令和5年度 学会賞受賞者第40回年会懇親会にて表彰式を開催しました [2023/11/29]

第31回 論文賞

受賞者:仲田資季(NIFS)、本多 充(京大)
「Gyrokinetic Turbulent Transport Simulations on Steady Burning Condition in D-T-He Plasmas」
* Plasma Fusion and Research Vol.17, 1403083(2022)

【選考理由】
燃焼プラズマでは、プラズマ中心部の重水素と三重水素の割合を1対1にすることが求められている。一般には、重水素と三重水素の粒子輸送が同じであるとして燃焼プラズマのシミュレーションが行われている。粒子輸送の同位体効果のシミュレーションは極めて重要であるにもかかわらず、今まで注目されていなかった。本研究は、重水素と三重水素、さらに核融合の灰として出てくるヘリウムを含んだ多種イオンプラズマでの熱輸送と粒子輸送のシミュレーションを行い、重水素と三重水素の粒子輸送の差を見出した。さらにヘリウムの密度によりこの粒子輸送の差が増長されることをも発見した。受賞者は本論文で重水素と三重水素の粒子輸送の違いにより、中心部の重水素と三重水素の比を、粒子補給の重水素と三重水素の比では制御しきれないことを示し、将来の核燃焼における問題点を指摘した。
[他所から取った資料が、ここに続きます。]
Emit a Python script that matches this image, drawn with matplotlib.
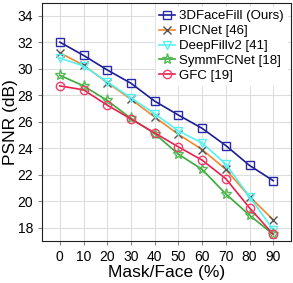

今度ITERの実験が行われると、高い価値を得ることが予想される論文であり、「論文書」に値する優れた論文であると判断できる。

第 28回 技術進歩賞

受賞者:横山達也(QST)、山田弘司(東大)
「核融合プラズマ崩壊事象のサポートベクターマシンと全状態検索による確率評価法の開発とその応用」
* Plasma and Fusion Research Vol.17, 2402042(2022)、他

【選考理由】
受賞者らはプラズマ核融合分野にデータサイエンスの手法を導入し、過去事例の学習から帰納モデルを構築する新たな炉心プラズマの先進予測技術を創世した。この予測技術を核融合プラズマ崩壊事象の実時間制御に適用し、実際にプラズマ崩壊事象の回避に成功している。帰納モデルを求めるという方法論は、閉じ込めプラズマの工学的制御技術に新たな方向性を示し、得られる帰納モデルは新たな物理モデル開拓の動機づけになる。以上のように、本技術は核融合炉の早期実現への寄与が期待できることから、「技術進歩賞」に値すると判断できる。

第28回 学術奨励賞(伊藤早苗特別賞)

受賞者:隅田脩平(QST)
「高速粒子が駆動するイオンサイクロトロン放射機構の研究」
* * 第37回年会口頭発表 02Ca05(2020)、他

【選考理由】
受賞者は、これまで理論的に予測されていたイオンサイクロトロン放射の発生機構を実験的に初めて明らかにした。JT-60Uに設置された加熱用アンテナを受信機として使う独自の方法で、波動の周波数に加え波数を計測し、自ら改良した粒子軌道追跡や波動分散コードを駆使して計測結果とイオン速度分布歪みの関係を示した。また、負イオン中性粒子ビーム入射及び電子サイクロトロン共鳴加熱時に、それぞれ異なる機構によって放射が発生することも見出した。今後、α粒子や高速電子等のトロイダルプラズマの高速粒子計測への発展が期待される成果であり、「学術奨励賞(伊藤早苗特別賞)」に値すると判断できる。

第2回 学会活動奨励賞

受賞者:石﨑悠也(京都教育大学附属高校)
「プラズマ・核融合学会 専門委員会「核融合実現に向けたトリチウム諸課題の検討」での講演に基づく核融合分野での普及・啓発活動に対する貢献」

【選考理由】
石崎悠也氏は、原子力発電所の高レベル放射性廃棄物に対して、「Ours(私たちごと)化」という視点から提言をまとめ、核融合関係者にこの手法を説明し、将来の核融合プラントの安全性に対する啓発活動に大きな示唆を与えた。また、石崎氏は文系志望の高校生であるが、今後も引続きプラズマ・核融合学会との関係の維持が期待される。このように、プラズマ・核融合に関する普及・啓発活動に多大な貢献が認められるとともに、将来の会勢強化・増強にも繋がることから、学会活動奨励賞に値すると判断できる。